### Problem to solve:
Extract all lines that hold the string "this".

### Excerpted data:
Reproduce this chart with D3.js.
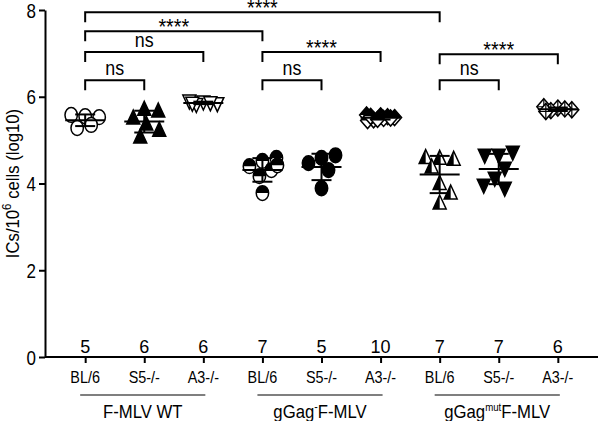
<!DOCTYPE html>
<html>
<head>
<meta charset="utf-8">
<script src="https://cdn.jsdelivr.net/npm/d3@7"></script>
<style>
	body { margin: 0; background: #fff; }
	text { font-family: "Liberation Sans", Arial, sans-serif; fill: #000; }
</style>
</head>
<body>
<div id="chart"></div>
<script>
// Categories (one per column) and the virus group each belongs to
var categories = ["BL/6", "S5-/-", "A3-/-", "BL/6", "S5-/-", "A3-/-", "BL/6", "S5-/-", "A3-/-"];
var groupNames = ["F-MLV WT", "gGag-F-MLV", "gGagmut F-MLV"];
var markers    = ["openCircle", "triUp", "openTriDown", "halfCircle", "circle", "halfDiamond", "halfTriUp", "triDown", "crossDiamond"];

// ICs / 10^6 cells (log10), one array per column
var wtBL6   = [5.55, 5.53, 5.58, 5.28, 5.35];
var wtS5    = [5.71, 5.67, 5.51, 5.37, 5.23, 5.07];
var wtA3    = [5.88, 5.84, 5.90, 5.82, 5.86, 5.85];
var gagBL6  = [4.52, 4.59, 4.40, 4.31, 4.42, 4.17, 3.78];
var gagS5   = [4.59, 4.65, 4.47, 4.31, 3.89];
var gagA3   = [5.56, 5.52, 5.58, 5.47, 5.54, 5.45, 5.50, 5.55, 5.48, 5.51];
var mutBL6  = [4.58, 4.56, 4.60, 4.38, 4.00, 3.78, 3.55];
var mutS5   = [4.65, 4.72, 4.65, 4.35, 4.12, 3.89, 3.96];
var mutA3   = [5.74, 5.70, 5.77, 5.68, 5.72, 5.66];
var series  = [wtBL6, wtS5, wtA3, gagBL6, gagS5, gagA3, mutBL6, mutS5, mutA3];

var yTicks = [0, 2, 4, 6, 8];

// Comparisons: [from column, to column, label, bracket height (log10)]
var comparisons = [
	[0, 6, "****", 7.95],
	[0, 3, "****", 7.51],
	[0, 2, "ns",   7.03],
	[0, 1, "ns",   6.38],
	[3, 5, "****", 7.03],
	[3, 4, "ns",   6.38],
	[6, 8, "****", 6.98],
	[6, 7, "ns",   6.38]
];

var width = 600, height = 421;

var svg = d3.select("#chart").append("svg")
	.attr("width", width)
	.attr("height", height);

var x = d3.scalePoint()
	.domain(d3.range(categories.length))
	.range([45, 598])
	.padding(0.68);

var y = d3.scaleLinear()
	.domain([0, 8])
	.range([357, 10]);

// The original figure's lettering is narrow and tall: squeeze text horizontally
// around its own anchor x
function condense(sel, sx) {
	sel.each(function () {
		var t = d3.select(this);
		var x0 = +t.attr("x") || 0;
		t.attr("transform", "translate(" + (x0 * (1 - sx)) + ",0) scale(" + sx + ",1)");
	});
}

// Y axis
var yAxis = svg.append("g")
	.attr("transform", "translate(45,0)")
	.call(d3.axisLeft(y).tickValues(yTicks).tickSize(6).tickSizeOuter(0).tickPadding(3));
yAxis.selectAll("text").style("font-size", "20px").attr("dy", "0.36em");
condense(yAxis.selectAll("text"), 0.85);
yAxis.selectAll("line, path").attr("stroke", "#000").attr("stroke-width", 2);

svg.append("text")
	.attr("transform", "translate(19," + y(4) + ") rotate(-90) scale(0.88,1)")
	.attr("text-anchor", "middle")
	.style("font-size", "19px")
	.html("ICs/10<tspan dy='-8' font-size='13px'>6</tspan><tspan dy='8'> cells (log10)</tspan>");

// X axis
var xAxis = svg.append("g")
	.attr("transform", "translate(0," + y(0) + ")")
	.call(d3.axisBottom(x).tickSize(6).tickSizeOuter(0).tickFormat(""));
xAxis.select(".domain").attr("d", "M45,0H598");
xAxis.selectAll("line, path").attr("stroke", "#000").attr("stroke-width", 2);

var catLabels = svg.append("g").selectAll("text")
	.data(categories)
	.join("text")
	.attr("x", function (d, i) { return x(i); })
	.attr("y", 383)
	.attr("text-anchor", "middle")
	.style("font-size", "16px")
	.text(function (d) { return d; });
condense(catLabels, 0.9);

// n per column
svg.append("g").selectAll("text")
	.data(series)
	.join("text")
	.attr("x", function (d, i) { return x(i); })
	.attr("y", 353)
	.attr("text-anchor", "middle")
	.style("font-size", "18px")
	.text(function (d) { return d.length; });

// Group underlines and names
groupNames.forEach(function (name, g) {
	var x0 = x(g * 3) - 5, x1 = x(g * 3 + 2) + 2;
	svg.append("line")
		.attr("x1", x0).attr("x2", x1)
		.attr("y1", 395).attr("y2", 395)
		.attr("stroke", "#000").attr("stroke-width", 1.2);
	var t = svg.append("text")
		.attr("x", (x0 + x1) / 2)
		.attr("y", 418)
		.attr("text-anchor", "middle")
		.style("font-size", "19px");
	if (g === 0) t.text(name);
	if (g === 1) t.html("gGag<tspan dy='-7' font-size='12px'>-</tspan><tspan dy='7'>F-MLV</tspan>");
	if (g === 2) t.html("gGag<tspan dy='-7' font-size='11px'>mut</tspan><tspan dy='7'>F-MLV</tspan>");
	condense(t, 0.88);
});

// Significance brackets
var brackets = svg.append("g");
comparisons.forEach(function (c) {
	var x0 = x(c[0]), x1 = x(c[1]), yy = y(c[3]);
	var isNs = c[2] === "ns";
	brackets.append("path")
		.attr("d", "M" + x0 + "," + (yy + 10) + "V" + yy + "H" + x1 + "V" + (yy + 10))
		.attr("fill", "none")
		.attr("stroke", "#000")
		.attr("stroke-width", 2);
	var t = brackets.append("text")
		.attr("x", (x0 + x1) / 2)
		.attr("y", isNs ? yy - 5 : yy + 3)
		.attr("text-anchor", "middle")
		.style("font-size", isNs ? "21px" : "22px")
		.text(c[2]);
	condense(t, isNs ? 0.85 : 0.9);
});

// Beeswarm-ish spread: nudge points sideways within a capped width,
// and let them overlap when the column gets crowded
function swarm(values, cx) {
	var placed = [];
	var minD = 14, maxOff = 15;
	return values.map(function (v) {
		var py = y(v), best = null, bestScore = -1;
		for (var k = 0; k <= maxOff * 2; k++) {
			var off = (k % 2 === 1 ? 1 : -1) * Math.ceil(k / 2);
			var d = placed.reduce(function (m, p) {
				var dx = p.x - (cx + off), dy = p.y - py;
				return Math.min(m, Math.sqrt(dx * dx + dy * dy));
			}, Infinity);
			if (d >= minD) { best = off; break; }
			if (d > bestScore) { bestScore = d; best = off; }
		}
		var pt = { x: cx + best, y: py };
		placed.push(pt);
		return pt;
	});
}

function drawMarker(g, type) {
	var s = "#000";
	if (type === "openCircle" || type === "circle") {
		g.append("ellipse").attr("rx", 6.2).attr("ry", 7.4)
			.attr("fill", type === "circle" ? "#000" : "#fff").attr("stroke", s).attr("stroke-width", 1.5);
	} else if (type === "halfCircle") {
		g.append("ellipse").attr("rx", 6.2).attr("ry", 7.4).attr("fill", "#fff").attr("stroke", s).attr("stroke-width", 1.5);
		g.append("path").attr("d", "M-6.2,0A6.2,7.4 0 0 1 6.2,0Z").attr("fill", "#000");
	} else if (type === "triUp" || type === "halfTriUp") {
		g.append("path").attr("d", "M0,-8L6.5,6L-6.5,6Z")
			.attr("fill", type === "triUp" ? "#000" : "#fff").attr("stroke", s).attr("stroke-width", 1.5);
		if (type === "halfTriUp") g.append("path").attr("d", "M0,-8L0,6L-6.5,6Z").attr("fill", "#000");
	} else if (type === "triDown" || type === "openTriDown") {
		g.append("path").attr("d", "M0,8L6.5,-6L-6.5,-6Z")
			.attr("fill", type === "triDown" ? "#000" : "#fff").attr("stroke", s).attr("stroke-width", 1.5);
	} else if (type === "halfDiamond" || type === "crossDiamond") {
		g.append("path").attr("d", "M0,-8L7,0L0,8L-7,0Z").attr("fill", "#fff").attr("stroke", s).attr("stroke-width", 1.5);
		if (type === "halfDiamond") {
			g.append("path").attr("d", "M0,-8L7,0L-7,0Z").attr("fill", "#000");
		} else {
			g.append("path").attr("d", "M0,-8V8M-7,0H7").attr("stroke", s).attr("stroke-width", 1.2);
		}
	}
}

// Points
series.forEach(function (vals, i) {
	var pts = swarm(vals, x(i));
	var col = svg.append("g");
	pts.forEach(function (p) {
		var g = col.append("g").attr("transform", "translate(" + p.x + "," + p.y + ")");
		drawMarker(g, markers[i]);
	});
});

// Mean +/- SD
series.forEach(function (vals, i) {
	var m = d3.mean(vals), sd = d3.deviation(vals), cx = x(i);
	var g = svg.append("g").attr("stroke", "#000").attr("stroke-width", 2);
	g.append("line").attr("x1", cx - 20).attr("x2", cx + 20).attr("y1", y(m)).attr("y2", y(m));
	g.append("line").attr("x1", cx).attr("x2", cx).attr("y1", y(m + sd)).attr("y2", y(m - sd));
	g.append("line").attr("x1", cx - 10).attr("x2", cx + 10).attr("y1", y(m + sd)).attr("y2", y(m + sd));
	g.append("line").attr("x1", cx - 10).attr("x2", cx + 10).attr("y1", y(m - sd)).attr("y2", y(m - sd));
});
</script>
</body>
</html>
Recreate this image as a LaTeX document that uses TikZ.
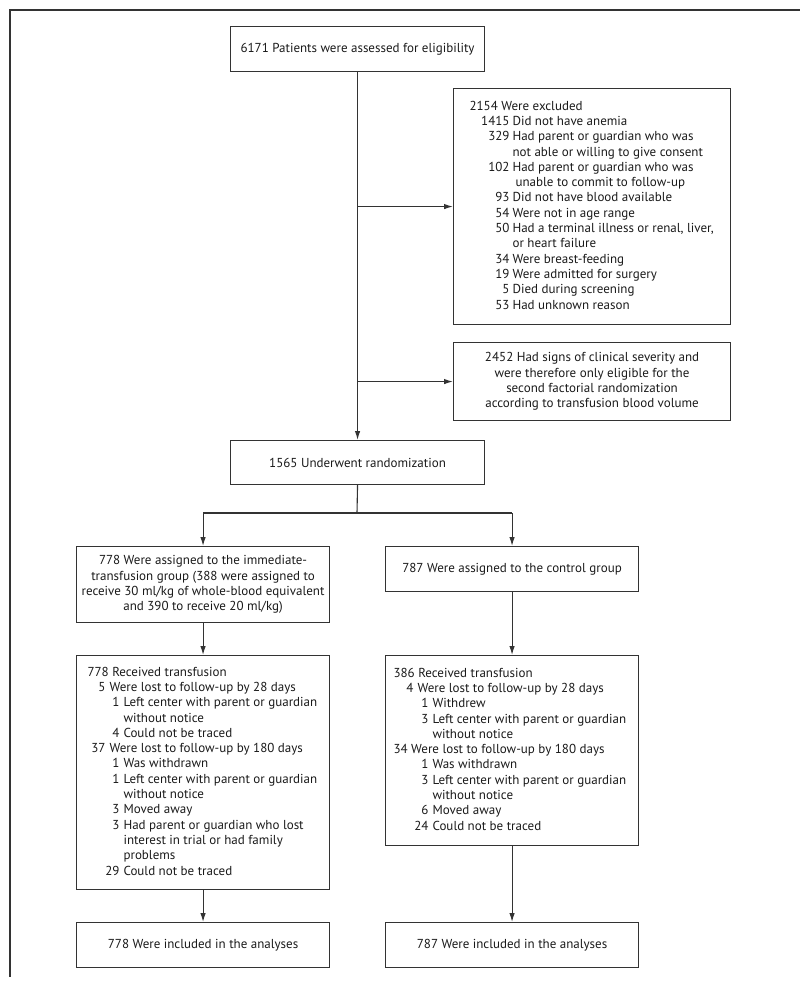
\documentclass[tikz,border=0pt]{standalone}
\usepackage{fontspec}
\setmainfont{PT Sans}
\usetikzlibrary{arrows.meta}
\definecolor{linec}{HTML}{333333}
\definecolor{txtc}{HTML}{1A1A1A}
\newcommand{\fs}{\fontsize{13}{15.3}\selectfont}
\newcommand{\rowitem}[4]{\makebox[#2pt][l]{\makebox[#1pt][r]{#3}}#4}
\newcommand{\leftlines}[2]{\makebox[#1pt][l]{\begin{tabular}{@{}l@{}}#2\end{tabular}}}
\begin{document}
\begin{tikzpicture}[x=1pt,y=-1pt,
  box/.style={draw=linec, line width=1.1pt, inner sep=0pt, anchor=north west, font=\fs, text=txtc},
  conn/.style={draw=linec, line width=1.1pt},
  arr/.style={conn, -{Latex[length=9pt,width=5.5pt]}},
  frame/.style={draw=linec, line width=1.7pt}]
\useasboundingbox (0,0) rectangle (800,986);
\draw[frame] (800,10) -- (10,10) -- (10,977);

\node[box, minimum width=254pt, minimum height=45pt] (b1) at (230,26) {6171 Patients were assessed for eligibility};

\node[box, minimum width=277pt, minimum height=236pt] (excl) at (453,88) {\leftlines{245}{%
2154 Were excluded\\
\rowitem{40}{43}{1415}{Did not have anemia}\\
\rowitem{40}{43}{329}{Had parent or guardian who was}\\
\rowitem{40}{43}{}{not able or willing to give consent}\\
\rowitem{40}{43}{102}{Had parent or guardian who was}\\
\rowitem{40}{43}{}{\hspace*{3pt}unable to commit to follow-up}\\
\rowitem{40}{43}{93}{Did not have blood available}\\
\rowitem{40}{43}{54}{Were not in age range}\\
\rowitem{40}{43}{50}{Had a terminal illness or renal, liver,}\\
\rowitem{40}{43}{}{or heart failure}\\
\rowitem{40}{43}{34}{Were breast-feeding}\\
\rowitem{40}{43}{19}{Were admitted for surgery}\\
\rowitem{40}{43}{5}{Died during screening}\\
\rowitem{40}{43}{53}{Had unknown reason}}};

\node[box, minimum width=277pt, minimum height=78pt, align=center] (sev) at (453,342) {2452 Had signs of clinical severity and\\were therefore only eligible for the\\second factorial randomization\\according to transfusion blood volume};

\node[box, minimum width=254pt, minimum height=44pt] (rand) at (230,440) {1565 Underwent randomization};

\node[box, minimum width=253pt, minimum height=76pt, align=center] (asg1) at (76,546) {778 Were assigned to the immediate-\\transfusion group (388 were assigned to\\receive 30 ml/kg of whole-blood equivalent\\and 390 to receive 20 ml/kg)};
\node[box, minimum width=253pt, minimum height=45pt] (asg2) at (385,546) {787 Were assigned to the control group};

\node[box, minimum width=253pt, minimum height=234pt] (rec1) at (76,655) {\leftlines{231}{%
778 Received transfusion\\
\rowitem{18}{22}{5}{Were lost to follow-up by 28 days}\\
\rowitem{32}{36}{1}{Left center with parent or guardian}\\
\rowitem{32}{36}{}{without notice}\\
\rowitem{32}{36}{4}{Could not be traced}\\
\rowitem{18}{22}{37}{Were lost to follow-up by 180 days}\\
\rowitem{32}{36}{1}{Was withdrawn}\\
\rowitem{32}{36}{1}{Left center with parent or guardian}\\
\rowitem{32}{36}{}{without notice}\\
\rowitem{32}{36}{3}{Moved away}\\
\rowitem{32}{36}{3}{Had parent or guardian who lost}\\
\rowitem{32}{36}{}{interest in trial or had family}\\
\rowitem{32}{36}{}{problems}\\
\rowitem{32}{36}{29}{Could not be traced}}};

\node[box, minimum width=253pt, minimum height=190pt] (rec2) at (385,655) {\leftlines{237}{%
386 Received transfusion\\
\rowitem{20}{24}{4}{Were lost to follow-up by 28 days}\\
\rowitem{35}{39}{1}{Withdrew}\\
\rowitem{35}{39}{3}{Left center with parent or guardian}\\
\rowitem{35}{39}{}{without notice}\\
34 Were lost to follow-up by 180 days\\
\rowitem{35}{39}{1}{Was withdrawn}\\
\rowitem{35}{39}{3}{Left center with parent or guardian}\\
\rowitem{35}{39}{}{without notice}\\
\rowitem{35}{39}{6}{Moved away}\\
\rowitem{35}{39}{24}{Could not be traced}}};

\node[box, minimum width=253pt, minimum height=45pt] (inc1) at (76,922) {778 Were included in the analyses};
\node[box, minimum width=253pt, minimum height=45pt] (inc2) at (385,922) {787 Were included in the analyses};

\draw[arr] (b1.south) -- (rand.north);
\coordinate (e1) at (b1.south |- excl.west);
\coordinate (e2) at (b1.south |- sev.west);
\draw[arr] (e1) -- (excl.west);
\draw[arr] (e2) -- (sev.west);
\coordinate (j) at (357,513);
\coordinate (jl) at (asg1.north |- j);
\coordinate (jr) at (asg2.north |- j);
\draw[conn] (rand.south) -- (j);
\draw[conn] (jl) -- (jr);
\draw[arr] (jl) -- (asg1.north);
\draw[arr] (jr) -- (asg2.north);
\draw[arr] (asg1.south) -- (rec1.north);
\draw[arr] (asg2.south) -- (rec2.north);
\draw[arr] (rec1.south) -- (inc1.north);
\draw[arr] (rec2.south) -- (inc2.north);
\end{tikzpicture}
\end{document}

### Correct output:
Reproduce this chart with D3.js.
		var t = d3.select(this);
Recreate this image as a LaTeX document that uses TikZ.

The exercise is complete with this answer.